The new state funding will help Virginia localities upgrade their sewage treatment plants, better manage stormwater runoff, and invest in other sewer and water infrastructure projects. The additional dollars not only will help reduce water pollution, flooding, beach closures, and hikes in local utility rates; cleaner water also will provide a better quality of life for Virginians and greater economic, tourism, and recreational opportunities for everyone.
Especially important is $106 million in grants to help localities install nutrient-reduction technology in wastewater plants. Treated sewage wastewater is among the larger sources of excess nitrogen and phosphorus plaguing the Chesapeake Bay and its tributary rivers. In excess amounts, these nutrients contribute to the Bay's infamous dead zones of oxygen-starved water and to the depletion of vital underwater grasses. Installing the modern technology to reduce those pollutants in wastewater is a major priority for Virginia and the Bay region.
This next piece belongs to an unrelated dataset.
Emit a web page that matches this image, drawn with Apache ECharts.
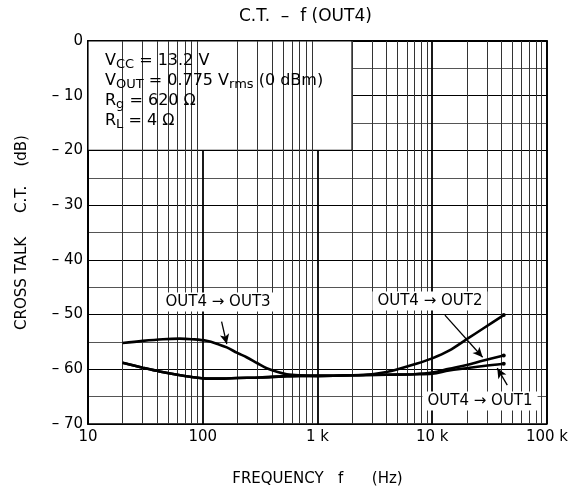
<!DOCTYPE html>
<html><head><meta charset="utf-8">
<script src="https://cdn.jsdelivr.net/npm/echarts@6/dist/echarts.min.js"></script>
<style>html,body{margin:0;padding:0;background:#fff}#c{width:571px;height:494px}</style>
</head><body><div id="c"></div>
<script>
// ---- data ----
const xTickLabels = {10: '10', 100: '100', 1000: '1 k', 10000: '10 k', 100000: '100 k'};
const minorGridFreqs = [20, 30, 40, 50, 60, 70, 80, 90,
  200, 300, 400, 500, 600, 700, 800, 900,
  2000, 3000, 4000, 5000, 6000, 7000, 8000, 9000,
  20000, 30000, 40000, 50000, 60000, 70000, 80000, 90000];

const freqOut3 = [20, 30, 45, 63, 80, 108, 140, 162, 200, 241, 300, 361, 450, 540, 700, 1000, 2000, 3000, 4000, 5000, 7000, 10000, 14000, 20000, 28000, 42000];
const ctOut3   = [-55.2, -54.8, -54.5, -54.4, -54.5, -54.8, -55.5, -56.0, -57.0, -57.8, -58.9, -59.8, -60.5, -60.9, -61.1, -61.2, -61.1, -60.9, -60.5, -60.0, -59.1, -58.0, -56.6, -54.5, -52.5, -50.1];

const freqOut21 = [20, 30, 42, 60, 80, 108, 150, 200, 316, 500, 700, 1000, 2000, 4000, 7000, 10000, 14000, 20000, 28000, 42000];
const ctOut2    = [-58.8, -59.7, -60.4, -61.0, -61.4, -61.7, -61.7, -61.6, -61.5, -61.3, -61.2, -61.2, -61.1, -61.0, -60.9, -60.6, -59.9, -59.2, -58.4, -57.5];
const ctOut1    = [-58.8, -59.7, -60.4, -61.0, -61.4, -61.7, -61.7, -61.6, -61.5, -61.3, -61.2, -61.2, -61.1, -61.0, -60.9, -60.8, -60.2, -59.8, -59.4, -59.0];

// annotation anchors (data coordinates)
const labelOut3 = {name: 'OUT4 \u2192 OUT3', at: [136, -47.7], arrowFrom: [146, -51.3], arrowTo: [162, -55.4]};
const labelOut2 = {name: 'OUT4 \u2192 OUT2', at: [9550, -47.5], arrowFrom: [12900, -50.1], arrowTo: [27500, -57.8]};
const labelOut1 = {name: 'OUT4 \u2192 OUT1', at: [26100, -65.8], arrowFrom: [45100, -62.9], arrowTo: [36900, -59.8]};
const conditionBox = [[10, 0], [2000, -20]];

// ---- chart ----
const FONT = 'DejaVu Sans';
const chart = echarts.init(document.getElementById('c'), null, {renderer: 'canvas'});

function pairs(xs, ys) {
  return xs.map((x, i) => {
    const item = {value: [x, ys[i]]};
    if (i === xs.length - 1) { item.symbol = 'circle'; item.symbolSize = 4; }
    return item;
  });
}
function annot(lbl) {
  return {
    markPoint: {
      silent: true, symbol: 'circle', symbolSize: 1,
      itemStyle: {color: 'rgba(0,0,0,0)'},
      label: {show: true, position: 'inside', formatter: '{b}', color: '#000',
        fontFamily: FONT, fontSize: 15, backgroundColor: '#fff', padding: [2, 5]},
      data: [{name: lbl.name, coord: lbl.at}]
    },
    markLine: {
      silent: true, symbol: ['none', 'arrow'], symbolSize: [7, 10],
      lineStyle: {color: '#000', width: 1.3, type: 'solid'},
      label: {show: false},
      data: [[{coord: lbl.arrowFrom}, {coord: lbl.arrowTo}]]
    }
  };
}
const curveBase = {
  type: 'line', smooth: 0.35, showSymbol: true, symbol: 'none',
  lineStyle: {color: '#000', width: 2.6}, itemStyle: {color: '#000'},
  z: 5, animation: false
};
const richBox = {
  m: {fontFamily: FONT, fontSize: 16, lineHeight: 20, verticalAlign: 'middle', fill: '#000'},
  s: {fontFamily: FONT, fontSize: 13, lineHeight: 14, verticalAlign: 'bottom', fill: '#000'}
};

const option = {
  animation: false,
  backgroundColor: '#fff',
  title: {
    text: 'C.T.  \u2013  f (OUT4)', left: 234, top: 3,
    textStyle: {fontFamily: FONT, fontSize: 17, fontWeight: 'normal', color: '#000'}
  },
  grid: {left: 88, right: 24, top: 41, bottom: 70, show: true, borderColor: '#000', borderWidth: 1.5, backgroundColor: 'transparent'},
  xAxis: {
    type: 'log', logBase: 10, min: 10, max: 100000,
    name: 'FREQUENCY   f      (Hz)', nameLocation: 'middle', nameGap: 48,
    nameTextStyle: {fontFamily: FONT, fontSize: 15, color: '#000'},
    axisLine: {lineStyle: {color: '#000', width: 2}},
    axisTick: {show: false},
    axisLabel: {fontFamily: FONT, fontSize: 15, color: '#000', margin: 6,
      formatter: v => xTickLabels[Math.round(v)] || ''},
    splitLine: {show: true, lineStyle: {color: '#000', width: 1.8}}
  },
  yAxis: {
    type: 'value', min: -70, max: 0, interval: 5,
    name: 'CROSS TALK     C.T.    (dB)', nameLocation: 'middle', nameGap: 58, nameRotate: 90,
    nameTextStyle: {fontFamily: FONT, fontSize: 15, color: '#000'},
    axisLine: {show: true, lineStyle: {color: '#000', width: 2}},
    axisTick: {show: false},
    axisLabel: {fontFamily: FONT, fontSize: 15, color: '#000', margin: 5,
      formatter: v => (v % 10 === 0 ? (v === 0 ? '0' : '\u2013 ' + Math.abs(v)) : '')},
    splitLine: {show: true, lineStyle: {color: ['#000', '#555'], width: 1.1}}
  },
  series: [
    {
      type: 'line', data: [], z: 1, silent: true,
      markLine: {
        silent: true, symbol: 'none', label: {show: false},
        lineStyle: {color: '#333', width: 1, type: 'solid'},
        data: minorGridFreqs.map(f => ({xAxis: f}))
      }
    },
    {
      type: 'line', data: [], z: 2, silent: true,
      markArea: {
        silent: true,
        itemStyle: {color: '#fff', borderColor: '#000', borderWidth: 1.2},
        data: [[{coord: conditionBox[0]}, {coord: conditionBox[1]}]]
      }
    },
    Object.assign({}, curveBase, {name: 'OUT4-OUT3', data: pairs(freqOut3, ctOut3)}, annot(labelOut3)),
    Object.assign({}, curveBase, {name: 'OUT4-OUT2', data: pairs(freqOut21, ctOut2)}, annot(labelOut2)),
    Object.assign({}, curveBase, {name: 'OUT4-OUT1', data: pairs(freqOut21, ctOut1)}, annot(labelOut1))
  ],
  graphic: [
    {type: 'text', left: 105, top: 53, z: 100, style: {text: '{m|V}{s|CC}{m| = 13.2 V}', rich: richBox}},
    {type: 'text', left: 105, top: 73, z: 100, style: {text: '{m|V}{s|OUT}{m| = 0.775 V}{s|rms}{m| (0 dBm)}', rich: richBox}},
    {type: 'text', left: 105, top: 93, z: 100, style: {text: '{m|R}{s|g}{m| = 620 \u03A9}', rich: richBox}},
    {type: 'text', left: 105, top: 113, z: 100, style: {text: '{m|R}{s|L}{m| = 4 \u03A9}', rich: richBox}}
  ]
};
chart.setOption(option);
</script>
</body></html>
The additional state funding helps keep Virginia on course to meet its Bay Clean Water Blueprint goals for the next several years.
Also critical is $35 million in new state funding to help localities better manage urban stormwater runoff, a growing pollution threat to waterways everywhere and another priority of Virginia's Bay Blueprint.
The money represents the biggest investment in clean water by Virginia in several years, and CBF congratulates legislators and the administration of Gov. Bob McDonnell for their good work in support of water quality and the Chesapeake Bay.
Lawmakers also overwhelmingly approved a CBF-backed measure that will better protect the Bay's Atlantic menhaden population. The legislation reduces the menhaden catch in Virginia waters by 20 percent, bringing the Commonwealth into compliance with a coast-wide menhaden conservation plan approved last year. The action protects menhaden and the livelihoods of hundreds of hardworking watermen who depend upon the menhaden fishery in Virginia.
Oyster replenishment and restoration also received a $2 million boost from the legislature. This will help speed the return of native oysters to the Bay and benefit Virginia's seafood economy.
These successes could not have been achieved without the help of dedicated CBF members and friends whose calls, emails, and letters to legislators made the difference. CBF thanks you!